Gambling News
December 30, 2009
German Ban on Online Casinos Ineffective
Numbers revealed by a study of German gambling habits show the
country's controversial online casino ban has been largely ineffective.
Reports show that over 2 million Germans still patronise Internet
gambling sites, and meanwhile states have declared their intention to
discard the gaming ban when the treaty enforcing it expires in 2011.
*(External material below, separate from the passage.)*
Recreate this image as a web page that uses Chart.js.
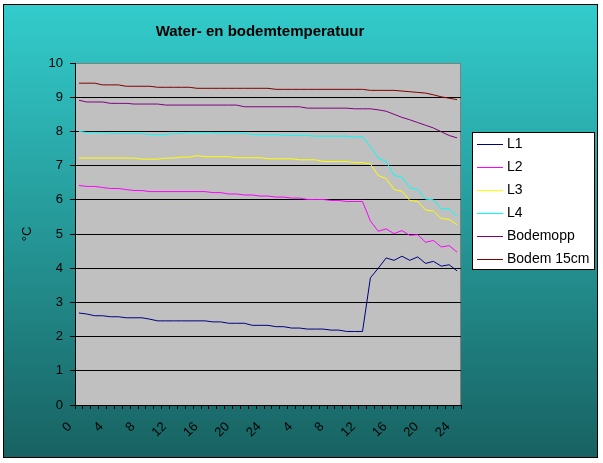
<!DOCTYPE html>
<html>
<head>
<meta charset="utf-8">
<title>Water- en bodemtemperatuur</title>
<script src="https://cdn.jsdelivr.net/npm/chart.js@4.4.0/dist/chart.umd.min.js"></script>
<style>
    body { margin: 0; background: #ffffff; }
    canvas { display: block; }
</style>
</head>
<body>
<canvas id="temp-chart" width="603" height="463"></canvas>
<script>
// uren over twee dagen
const hours = [0, 1, 2, 3, 4, 5, 6, 7, 8, 9, 10, 11, 12, 13, 14, 15, 16, 17, 18, 19, 20, 21, 22, 23, 24,
    1, 2, 3, 4, 5, 6, 7, 8, 9, 10, 11, 12, 13, 14, 15, 16, 17, 18, 19, 20, 21, 22, 23, 24];

const l1 = [2.69, 2.66, 2.61, 2.61, 2.58, 2.58, 2.55, 2.55, 2.55, 2.51,
    2.46, 2.46, 2.46, 2.46, 2.46, 2.46, 2.46, 2.43, 2.43, 2.39,
    2.39, 2.39, 2.33, 2.33, 2.33, 2.29, 2.29, 2.25, 2.25, 2.22,
    2.22, 2.22, 2.19, 2.19, 2.15, 2.15, 2.15, 3.72, 4.00, 4.30,
    4.23, 4.35, 4.23, 4.33, 4.14, 4.20, 4.06, 4.10, 3.92];

const l2 = [6.42, 6.39, 6.39, 6.36, 6.33, 6.33, 6.30, 6.27, 6.27, 6.24,
    6.24, 6.24, 6.24, 6.24, 6.24, 6.24, 6.24, 6.21, 6.21, 6.17,
    6.17, 6.14, 6.14, 6.11, 6.11, 6.08, 6.08, 6.05, 6.05, 6.01,
    6.01, 6.01, 5.98, 5.98, 5.95, 5.95, 5.95, 5.38, 5.08, 5.15,
    5.01, 5.10, 4.96, 4.98, 4.76, 4.81, 4.62, 4.66, 4.47];

const l3 = [7.22, 7.22, 7.22, 7.22, 7.22, 7.22, 7.22, 7.22, 7.19, 7.19,
    7.19, 7.22, 7.22, 7.25, 7.25, 7.29, 7.26, 7.26, 7.26, 7.26,
    7.23, 7.23, 7.23, 7.23, 7.20, 7.20, 7.20, 7.20, 7.17, 7.17,
    7.17, 7.12, 7.12, 7.12, 7.12, 7.09, 7.09, 7.05, 6.71, 6.62,
    6.30, 6.25, 5.98, 5.95, 5.70, 5.67, 5.45, 5.43, 5.27];

const l4 = [8.00, 7.97, 7.97, 7.97, 7.94, 7.94, 7.94, 7.94, 7.94, 7.91,
    7.91, 7.91, 7.94, 7.94, 7.97, 7.97, 7.97, 7.97, 7.95, 7.95,
    7.95, 7.95, 7.91, 7.91, 7.91, 7.91, 7.88, 7.88, 7.88, 7.88,
    7.86, 7.86, 7.86, 7.86, 7.86, 7.83, 7.85, 7.55, 7.22, 7.12,
    6.71, 6.67, 6.35, 6.30, 6.02, 6.00, 5.74, 5.73, 5.52];

const bodemopp = [8.91, 8.86, 8.86, 8.86, 8.82, 8.82, 8.82, 8.80, 8.80, 8.80,
    8.80, 8.77, 8.77, 8.77, 8.77, 8.77, 8.77, 8.77, 8.77, 8.77,
    8.77, 8.72, 8.72, 8.72, 8.72, 8.72, 8.72, 8.72, 8.72, 8.68,
    8.68, 8.68, 8.68, 8.68, 8.68, 8.66, 8.66, 8.66, 8.63, 8.59,
    8.50, 8.41, 8.34, 8.26, 8.18, 8.10, 7.99, 7.88, 7.81];

const bodem15 = [9.41, 9.41, 9.41, 9.36, 9.36, 9.36, 9.32, 9.32, 9.32, 9.32,
    9.29, 9.29, 9.29, 9.29, 9.29, 9.26, 9.26, 9.26, 9.26, 9.26,
    9.26, 9.26, 9.26, 9.26, 9.26, 9.23, 9.23, 9.23, 9.23, 9.23,
    9.23, 9.23, 9.23, 9.23, 9.23, 9.23, 9.23, 9.20, 9.20, 9.20,
    9.20, 9.18, 9.16, 9.14, 9.12, 9.07, 9.01, 8.97, 8.93];

const seriesNames = ['L1', 'L2', 'L3', 'L4', 'Bodemopp', 'Bodem 15cm'];
const seriesColors = ['#000080', '#ff00ff', '#ffff00', '#00ffff', '#800080', '#800000'];
const seriesData = [l1, l2, l3, l4, bodemopp, bodem15];

const chartTitle = 'Water- en bodemtemperatuur';
const fontFamily = '"Liberation Sans", Arial, sans-serif';

// achtergrond met verloop en grijs plotvlak
const backgroundPlugin = {
    id: 'background',
    beforeDraw: function (chart) {
        const ctx = chart.ctx;
        const area = chart.chartArea;
        ctx.save();
        ctx.fillStyle = '#ffffff';
        ctx.fillRect(0, 0, chart.width, chart.height);
        const grad = ctx.createLinearGradient(0, 4, 0, 457);
        grad.addColorStop(0, '#33cccc');
        grad.addColorStop(1, '#186262');
        ctx.fillStyle = grad;
        ctx.fillRect(3, 4, 594, 453);
        ctx.strokeStyle = '#000000';
        ctx.lineWidth = 1;
        ctx.strokeRect(3.5, 4.5, 594, 453);
        ctx.fillStyle = '#c0c0c0';
        ctx.fillRect(area.left, area.top, area.right - area.left, area.bottom - area.top);
        ctx.strokeStyle = '#808080';
        ctx.strokeRect(area.left + 0.5, area.top + 0.5, area.right - area.left - 1, area.bottom - area.top);
        // titel
        ctx.fillStyle = '#000000';
        ctx.font = 'bold 15px ' + fontFamily;
        ctx.textAlign = 'center';
        ctx.textBaseline = 'middle';
        ctx.fillText(chartTitle, 260, 32);
        ctx.restore();
    }
};

// legenda met witte box rechts
const legendBoxPlugin = {
    id: 'legendBox',
    afterDraw: function (chart) {
        const ctx = chart.ctx;
        ctx.save();
        ctx.fillStyle = '#ffffff';
        ctx.fillRect(472, 132, 122, 137);
        ctx.strokeStyle = '#000000';
        ctx.lineWidth = 1;
        ctx.strokeRect(472.5, 132.5, 122, 137);
        ctx.font = '14px ' + fontFamily;
        ctx.textBaseline = 'middle';
        ctx.textAlign = 'left';
        chart.data.datasets.forEach(function (ds, i) {
            const y = 144.5 + i * 23;
            ctx.strokeStyle = ds.borderColor;
            ctx.beginPath();
            ctx.moveTo(477, y);
            ctx.lineTo(503, y);
            ctx.stroke();
            ctx.fillStyle = '#000000';
            ctx.fillText(ds.label, 507, y);
        });
        ctx.restore();
    }
};

function tempChart() {
    try {
        const datasets = seriesNames.map(function (name, i) {
            return {
                label: name,
                data: seriesData[i],
                borderColor: seriesColors[i],
                backgroundColor: seriesColors[i],
                borderWidth: 1,
                pointRadius: 0,
                tension: 0,
                fill: false
            };
        });
        let chart = new Chart(document.getElementById('temp-chart'), {
            type: 'line',
            data: {
                labels: hours,
                datasets: datasets
            },
            options: {
                responsive: false,
                animation: false,
                devicePixelRatio: 1,
                layout: {
                    padding: { left: 0, right: 142, top: 63, bottom: 0 }
                },
                plugins: {
                    legend: { display: false },
                    tooltip: { enabled: false },
                    title: { display: false }
                },
                scales: {
                    x: {
                        offset: true,
                        afterFit: function (scale) { scale.height = 58; },
                        border: { color: '#000000', width: 1 },
                        grid: {
                            offset: true,
                            drawOnChartArea: false,
                            tickLength: 4,
                            color: '#000000'
                        },
                        ticks: {
                            autoSkip: false,
                            minRotation: 45,
                            maxRotation: 45,
                            labelOffset: -9,
                            padding: 10,
                            color: '#000000',
                            font: { size: 13, family: fontFamily },
                            callback: function (value, index) {
                                return index % 4 === 0 ? String(hours[index]) : '';
                            }
                        }
                    },
                    y: {
                        min: 0,
                        max: 10,
                        afterFit: function (scale) { scale.width = 75; },
                        border: { color: '#000000', width: 1 },
                        grid: {
                            color: function (ctx) {
                                return ctx.tick && ctx.tick.value === 10 ? '#808080' : '#000000';
                            },
                            tickColor: '#000000',
                            tickLength: 5
                        },
                        ticks: {
                            stepSize: 1,
                            padding: 7,
                            color: '#000000',
                            font: { size: 13, family: fontFamily }
                        },
                        title: {
                            display: true,
                            text: '°C',
                            color: '#000000',
                            padding: { top: 20, bottom: 0 },
                            font: { size: 13, family: fontFamily }
                        }
                    }
                }
            },
            plugins: [backgroundPlugin, legendBoxPlugin]
        });
    } catch (e) {
        console.log(e);
    }
}

tempChart();
</script>
</body>
</html>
Leaders in Schleswig-Holstein had said they would immediately withdraw
from the State Treaty on Gaming, but the state's Prime Minister now
says the region will honor the treaty through its expiration in 2011,
but would not extend the ban. Opponents of the accord say an open
gambling market would generate more revenue through regulation than the
monopoly does while protected.
The study by the Association of Information Technology,
Telecommunications, and New Media showed that lottery wagering is the
most popular form of online gambling with casino and poker gambling
roughly equal to sports betting.
Gambling industry experts have called for a lifting of the Internet
casino ban, saying that the soccer gambling scandals sweeping the
country prove that a ban is not effective protection, and only
regulation can properly guard sports integrity.
The German policy on Internet gambling is also a matter of contention
with the European Union, as EU rules require open markets on services
such as online casino gambling. Protection of the public can be used as
an excuse to maintain a gaming monopoly such as Germany's, but the
inability of the Germans to demonstrate significant effectiveness of
the ban could lead to infringement charges.